The Stooges' most legendary act of anti-fascist humor is their 1940 classic, You Nazty Spy.

Over a year before the United States entered WWII, and nine months before Charlie Chaplin's The Great Dictator, the Stooges released You Nazty Spy, and followed it with a sequel, I'll Never Heil Again in 1941.

Film historians recognize You Nazty Spy as the first American film to openly mock Hitler, created by Jewish comedians who understood the threat early. It is now studied in film schools as a landmark in American political satire. Just 18 minutes long, the short is packed with political commentary disguised as slapstick, directly attacking fascism at a moment when isolationism was still running strong. Some theaters refused to show it. Others embraced it.

Moe based his Hitler impression partly on newsreels and partly on "a Jewish mother scolding her kids." His character, "Moe Hailstone" — a riff on "Heil" — is a razor-sharp Hitler parody: mock salute, blustering speeches, armband, military uniform, a mustache resembling a strip of black electrical tape, and the absurd dictatorship of the fictional nation of Moronica. Fascist imagery gets twisted into slapstick: Hitler as buffoon, propaganda ministers reduced to caricature, militaristic pomp punctured by eye pokes and pratfalls.

Curly took on a dual role as Mussolini and Hermann Göring. Larry played Joseph Goebbels, the Nazis' Minister of Propaganda.

As for the plot: once in power, the Stooges' first assignment was to launch a "beer putsch" which Curly helpfully explains as, "You putcher beer down and wait for the pretzels, Nyuk Nyuk." They seize control of the country, and Moe Hailstone delivers a blisteringly funny speech to his "Morons," parodying Hitler's bombast, facial contortions, and expansionist swagger.

A swastika appears, formed from two snakes, emblazoned with the slogan "Moronika for Morons." Back in the office, Moe orders Curly to burn all the books because "there are too many bookmakers — the bookies are overrunning the country." Nearly every line lands, whether for its pointed political references or its avalanche of puns and Yiddish expressions.

When their Nazi overlords appear, the Stooges snap to attention and bark a cheerful "Shalom aleichem!" (Hebrew for "peace be upon you"). Moe calls for a blitzkrieg, and Curly eagerly chimes in, "I just love blintzes, especially with sour cream." A vamp named Maddy Herring slinks in with her temptations, and Curly sighs with relief when Moe resists: "You'd have been in some pickle with that Herring."

Their Jewish sensibility is unmistakable. Moe's rants slip into Yiddish rhythms, turning the dictator into a figure of ridicule. Curly and Larry spoof Nazi officials with broad, subversive humor. As sons of Jewish immigrants with family in Europe, they understood the stakes. Mockery became cultural resistance, using comedy to confront danger early, loudly, and fearlessly.

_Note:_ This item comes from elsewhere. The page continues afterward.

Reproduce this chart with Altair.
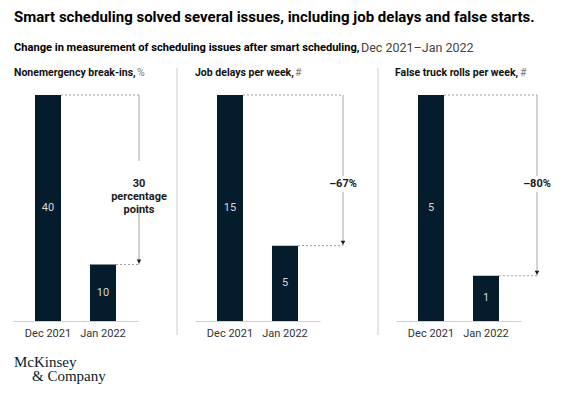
import altair as alt
import pandas as pd

# ---- data ----
periods = ["Dec 2021", "Jan 2022"]
breakins = [40, 10]
delays = [15, 5]
truck_rolls = [5, 1]
panel_titles = ["Nonemergency break-ins,", "Job delays per week,", "False truck rolls per week,"]
panel_units = ["%", "#", "#"]
changes = ["30\npercentage\npoints", "\u201367%", "\u201380%"]
title_text = "Smart scheduling solved several issues, including job delays and false starts."
subtitle_bold = "Change in measurement of scheduling issues after smart scheduling,"
subtitle_regular = "Dec 2021\u2013Jan 2022"
logo_lines = ["McKinsey", "& Company"]

series = [breakins, delays, truck_rolls]

NAVY = "#051c2c"
FONT = "Roboto"
GRAY = "#a6a6a6"

panel_widths = [125, 144, 125]
arrow_xs = [126, 148, 141]
unit_xs = [124, 100, 124]
H = 226


def one(text):
    return alt.Chart(pd.DataFrame({"t": [text]}))


def panel(i):
    vals = series[i]
    df = pd.DataFrame({"period": periods, "value": vals})
    base = alt.Chart(df)
    xs = alt.Scale(range=[0, 125], paddingInner=0.527, paddingOuter=0.4)
    xaxis = alt.Axis(title=None, ticks=False, tickSize=0, labelPadding=6, labelAngle=0,
                     labelFont=FONT, labelFontSize=11, labelColor="#333333",
                     domainColor="#cfcfcf", domainWidth=1, grid=False)
    ys = alt.Scale(domain=[0, max(vals)], nice=False, zero=True)
    x = alt.X("period:N", sort=periods, scale=xs, axis=xaxis)
    y = alt.Y("value:Q", scale=ys, axis=None)

    bars = base.mark_bar(color=NAVY).encode(x=x, y=y)
    vlabels = base.transform_calculate(mid="datum.value / 2").mark_text(
        font=FONT, fontSize=11, color="#d6d6d6", baseline="middle"
    ).encode(x=x, y=alt.Y("mid:Q", scale=ys, axis=None), text="value:Q")

    ax = arrow_xs[i]
    dashes = base.mark_rule(strokeDash=[2, 2], color="#a0a0a0", strokeWidth=1).encode(
        x=alt.X("period:N", sort=periods, scale=xs, axis=xaxis, bandPosition=1),
        x2=alt.value(ax),
        y=y,
    )
    if i == 0:
        gap_top, gap_bot = 66, 112
    else:
        gap_top, gap_bot = 81, 97
    seg1 = one("a").mark_rule(color=GRAY, strokeWidth=1).encode(
        x=alt.value(ax), y=alt.datum(vals[0]), y2=alt.value(gap_top))
    seg2 = one("b").mark_rule(color=GRAY, strokeWidth=1).encode(
        x=alt.value(ax), y=alt.datum(vals[1]), y2=alt.value(gap_bot))
    head = one("c").mark_point(shape="triangle-down", filled=True, color="#1a1a1a",
                               size=22, opacity=1, yOffset=-3).encode(
        x=alt.value(ax), y=alt.datum(vals[1]))
    change = one(changes[i]).mark_text(
        font=FONT, fontSize=11, fontWeight="bold", color="#1a1a1a",
        baseline="middle", align="center", lineBreak="\n", lineHeight=13
    ).encode(x=alt.value(ax), y=alt.value(89), text="t:N")

    ptitle = one(panel_titles[i]).mark_text(
        font=FONT, fontSize=10.5, fontWeight="bold", color="#111111",
        baseline="middle", align="left"
    ).encode(x=alt.value(1 if i == 0 else -1 if i == 2 else 0), y=alt.value(-22), text="t:N")
    punit = one(panel_units[i]).mark_text(
        font=FONT, fontSize=10.5, color="#777777", baseline="middle", align="left"
    ).encode(x=alt.value(unit_xs[i]), y=alt.value(-22), text="t:N")

    layers = [bars, vlabels, dashes, seg1, seg2, head, change, ptitle, punit]

    if i > 0:
        divider = one("d").mark_rule(color="#dedede", strokeWidth=1.5).encode(
            x=alt.value(-18), y=alt.value(-27), y2=alt.value(240))
        layers.append(divider)
    else:
        t1 = one(title_text).mark_text(
            font=FONT, fontSize=15, fontWeight="bold", color="#000000",
            baseline="middle", align="left").encode(
            x=alt.value(1), y=alt.value(-78), text="t:N")
        t2 = one(subtitle_bold).mark_text(
            font=FONT, fontSize=11.1, fontWeight="bold", color="#000000",
            baseline="middle", align="left").encode(
            x=alt.value(1), y=alt.value(-47), text="t:N")
        t3 = one(subtitle_regular).mark_text(
            font=FONT, fontSize=12.5, color="#444444",
            baseline="middle", align="left").encode(
            x=alt.value(348), y=alt.value(-47), text="t:N")
        l1 = one(logo_lines[0]).mark_text(
            font="Liberation Serif", fontSize=15, color=NAVY,
            baseline="middle", align="left").encode(
            x=alt.value(1), y=alt.value(267), text="t:N")
        l2 = one(logo_lines[1]).mark_text(
            font="Liberation Serif", fontSize=15, color=NAVY,
            baseline="middle", align="left").encode(
            x=alt.value(19), y=alt.value(281), text="t:N")
        layers += [t1, t2, t3, l1, l2]

    return alt.layer(*layers).properties(width=panel_widths[i], height=H)


chart = alt.hconcat(panel(0), panel(1), panel(2), spacing=57, bounds="flush").properties(
    padding={"left": 5, "top": 2, "right": 5, "bottom": 0},
    background="white",
).configure_view(stroke=None)

chart.save("out.html", embed_options={"renderer": "svg", "actions": False})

The film is loaded with subtext. Mocking Hitler was itself a Jewish act of defiance. Moe's Yiddish-inflected delivery was a nod to Jewish audiences who instantly recognized the cultural in-jokes — and a way of reclaiming power, a Jewish kid from Brooklyn openly ridiculing the dictator who wanted Jews erased.

One historian noted an interesting consequence: the Stooges — alongside Charlie Chaplin and Jack Benny — landed on Hitler's so-called "death list" because of their anti-Nazi propaganda films.

The Stooges didn't stop Hitler but they refused to let fascism control the narrative. In a Hollywood that urged Jewish artists to blend in, they used their Jewishness as a weapon — creating some of the earliest and boldest American anti-Nazi satire and proving that laughter can be a form of defiance.